◆ Short problem ◆
Leaving out the pictures, retype the lines from the beginning of the listing through the line containing "plt.rcParams['font.size'] = 11".

◆ Data lines ◆
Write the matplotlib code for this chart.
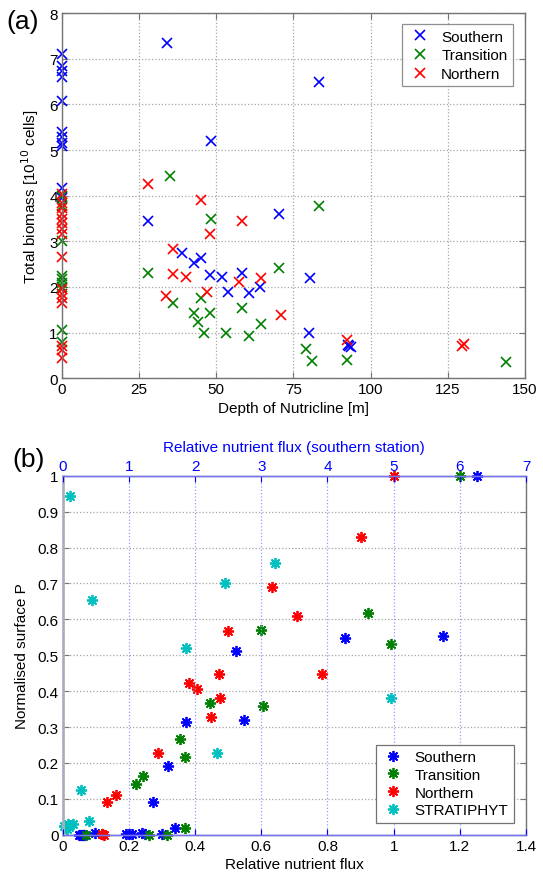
import matplotlib
matplotlib.use("Agg")
import matplotlib.pyplot as plt

plt.rcParams['font.family'] = ['Liberation Sans', 'DejaVu Sans']
plt.rcParams['font.size'] = 11

# ---------------- Panel (a) data ----------------
south_depth = [0, 0, 0, 0, 0, 0, 0, 0, 0, 0, 0,
               34.1, 48.3, 83.4, 28.0, 70.4, 39.0, 42.9, 45.0, 47.9, 51.9, 53.9,
               58.2, 60.5, 64.1, 80.3, 79.9, 92.5, 93.0, 93.5]
south_bio = [7.1, 6.85, 6.72, 6.6, 6.08, 5.4, 5.28, 5.15, 5.08, 4.17, 3.95,
             7.35, 5.19, 6.5, 3.45, 3.6, 2.74, 2.52, 2.63, 2.27, 2.21, 1.9,
             2.3, 1.86, 1.99, 2.19, 1.0, 0.74, 0.70, 0.68]

trans_depth = [0, 0, 0, 0, 0, 0, 0, 0, 0,
               35.0, 48.2, 28.0, 70.4, 36.1, 44.9, 42.9, 44.0, 47.9, 46.0, 53.0,
               60.5, 58.2, 64.4, 83.4, 78.9, 81.0, 92.3, 143.9]
trans_bio = [4.0, 3.78, 3.0, 2.25, 2.17, 2.08, 2.0, 1.05, 0.8,
             4.42, 3.5, 2.3, 2.41, 1.64, 1.75, 1.44, 1.24, 1.42, 1.0, 0.99,
             0.93, 1.53, 1.18, 3.78, 0.64, 0.37, 0.39, 0.35]

north_depth = [0, 0, 0, 0, 0, 0, 0, 0, 0, 0, 0, 0, 0, 0, 0, 0,
               28.0, 45.0, 58.3, 47.9, 36.1, 36.1, 40.2, 33.6, 46.9, 57.3, 64.4,
               70.9, 92.2, 129.5, 130.3]
north_bio = [4.03, 3.85, 3.72, 3.6, 3.5, 3.4, 3.28, 3.16, 2.65, 1.95, 1.85, 1.76, 1.65, 0.71, 0.62, 0.45,
             4.25, 3.91, 3.45, 3.15, 2.83, 2.28, 2.21, 1.81, 1.90, 2.10, 2.2,
             1.39, 0.84, 0.70, 0.76]

# ---------------- Panel (b) data ----------------
south_flux = [1.253, 0.853, 1.148, 0.524, 0.549, 0.372, 0.317, 0.274, 0.34,
              0.05, 0.055, 0.06, 0.065, 0.098, 0.19, 0.20, 0.21, 0.24, 0.25, 0.30]
south_P = [1.0, 0.547, 0.553, 0.511, 0.319, 0.315, 0.192, 0.09, 0.018,
           0, 0, 0, 0, 0.005, 0.003, 0.003, 0.003, 0.004, 0.003, 0.002]

trans_flux = [1.2, 0.924, 0.991, 0.60, 0.606, 0.444, 0.355, 0.37, 0.242, 0.222, 0.37,
              0.07, 0.12, 0.26, 0.315]
trans_P = [1.0, 0.617, 0.531, 0.571, 0.358, 0.366, 0.267, 0.217, 0.164, 0.141, 0.02,
           0, 0.002, 0, 0]

north_flux = [1.0, 0.90, 0.632, 0.708, 0.50, 0.785, 0.472, 0.382, 0.406, 0.474,
              0.448, 0.287, 0.162, 0.134, 0.12, 0.125]
north_P = [1.0, 0.83, 0.689, 0.608, 0.567, 0.449, 0.448, 0.422, 0.406, 0.381,
           0.329, 0.227, 0.111, 0.09, 0.002, 0]

strat_flux = [0.022, 0.088, 0.49, 0.64, 0.374, 0.991, 0.467, 0.055, 0.08,
              0.005, 0.01, 0.015, 0.02, 0.03, 0.012]
strat_P = [0.944, 0.654, 0.701, 0.758, 0.521, 0.381, 0.228, 0.125, 0.037,
           0.025, 0.02, 0.03, 0.022, 0.03, 0.015]

top_ticks = [0, 1, 2, 3, 4, 5, 6, 7]

C_S = (0, 0, 1)
C_T = (0, 0.5, 0)
C_N = (1, 0, 0)
C_C = (0, 0.75, 0.75)
SPINE = '0.45'
AST = (8, 2, 0)

fig = plt.figure(figsize=(5.43, 8.78), dpi=100)

# ---------------- Panel (a) ----------------
ax = fig.add_axes([0.114, 0.568, 0.853, 0.416])
kw = dict(linestyle='none', marker='x', markersize=6.5, markeredgewidth=1.2, clip_on=False)
ax.plot(south_depth, south_bio, color=C_S, label='Southern', **kw)
ax.plot(trans_depth, trans_bio, color=C_T, label='Transition', **kw)
ax.plot(north_depth, north_bio, color=C_N, label='Northern', **kw)
ax.set_xlim(0, 150)
ax.set_ylim(0, 8)
ax.set_xticks([0, 25, 50, 75, 100, 125, 150])
ax.set_yticks(range(0, 9))
ax.grid(True, color='0.65', linestyle=':', linewidth=0.9)
ax.set_axisbelow(True)
ax.tick_params(direction='in', top=True, right=True, length=4, color=SPINE, width=0.8, pad=3)
for s in ax.spines.values():
    s.set_color(SPINE)
    s.set_linewidth(1.0)
ax.set_xlabel('Depth of Nutricline [m]', labelpad=3)
ax.set_ylabel('Total biomass [10$^{10}$ cells]', labelpad=6)
leg = ax.legend(loc='upper right', fancybox=False, edgecolor=SPINE, borderpad=0.35,
                handletextpad=0.6, labelspacing=0.3, handlelength=1.6, bbox_to_anchor=(0.99, 0.99))
leg.get_frame().set_linewidth(0.9)
fig.text(0.012, 0.975, '(a)', fontsize=19, ha='left', va='center')

# ---------------- Panel (b) ----------------
bx = fig.add_axes([0.1155, 0.0482, 0.8532, 0.4088])
kw2 = dict(linestyle='none', marker=AST, markersize=8, markeredgewidth=1.3, clip_on=False)
l1, = bx.plot(south_flux, south_P, color=C_S, label='Southern', **kw2)
l2, = bx.plot(trans_flux, trans_P, color=C_T, label='Transition', **kw2)
l3, = bx.plot(north_flux, north_P, color=C_N, label='Northern', **kw2)
l4, = bx.plot(strat_flux, strat_P, color=C_C, label='STRATIPHYT', **kw2)
bx.set_xlim(0, 1.4)
bx.set_ylim(0, 1)
bx.set_xticks([0, 0.2, 0.4, 0.6, 0.8, 1.0, 1.2, 1.4])
bx.set_xticklabels(['0', '0.2', '0.4', '0.6', '0.8', '1', '1.2', '1.4'])
bx.set_yticks([i / 10 for i in range(11)])
bx.set_yticklabels(['0', '0.1', '0.2', '0.3', '0.4', '0.5', '0.6', '0.7', '0.8', '0.9', '1'])
bx.yaxis.grid(True, color='0.65', linestyle=':', linewidth=0.9)
bx.set_axisbelow(True)
bx.tick_params(direction='in', right=True, length=4, color=SPINE, width=0.8, pad=3)
for s in bx.spines.values():
    s.set_color(SPINE)
    s.set_linewidth(1.0)
bx.spines['left'].set_linewidth(2.0)
bx.spines['left'].set_color('0.7')
bx.set_xlabel('Relative nutrient flux', labelpad=3)
bx.set_ylabel('Normalised surface P', labelpad=6)

tx = bx.twiny()
tx.set_xlim(0, 7)
tx.set_xticks(top_ticks)
tx.xaxis.grid(True, color=(0.6, 0.6, 1.0), linestyle=':', linewidth=0.9)
tx.tick_params(direction='in', length=4, colors=C_S, width=0.8, pad=2, bottom=True)
for k in ['top', 'bottom']:
    tx.spines[k].set_color((0.45, 0.45, 1.0))
    tx.spines[k].set_linewidth(1.0)
tx.spines['left'].set_visible(False)
tx.spines['right'].set_visible(False)
tx.set_xlabel('Relative nutrient flux (southern station)', color=C_S, labelpad=6)
leg2 = tx.legend(handles=[l1, l2, l3, l4], loc='lower right', fancybox=False, edgecolor=SPINE,
                 borderpad=0.35, handletextpad=0.6, labelspacing=0.25, handlelength=1.6,
                 bbox_to_anchor=(0.99, 0.012), framealpha=1)
leg2.get_frame().set_linewidth(0.9)
fig.text(0.022, 0.476, '(b)', fontsize=19, ha='left', va='center')

fig.savefig('out.png', dpi=100)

◆ Worked answer ◆
Write the matplotlib code for this chart.
import matplotlib
matplotlib.use("Agg")
import matplotlib.pyplot as plt

plt.rcParams['font.family'] = ['Liberation Sans', 'DejaVu Sans']
plt.rcParams['font.size'] = 11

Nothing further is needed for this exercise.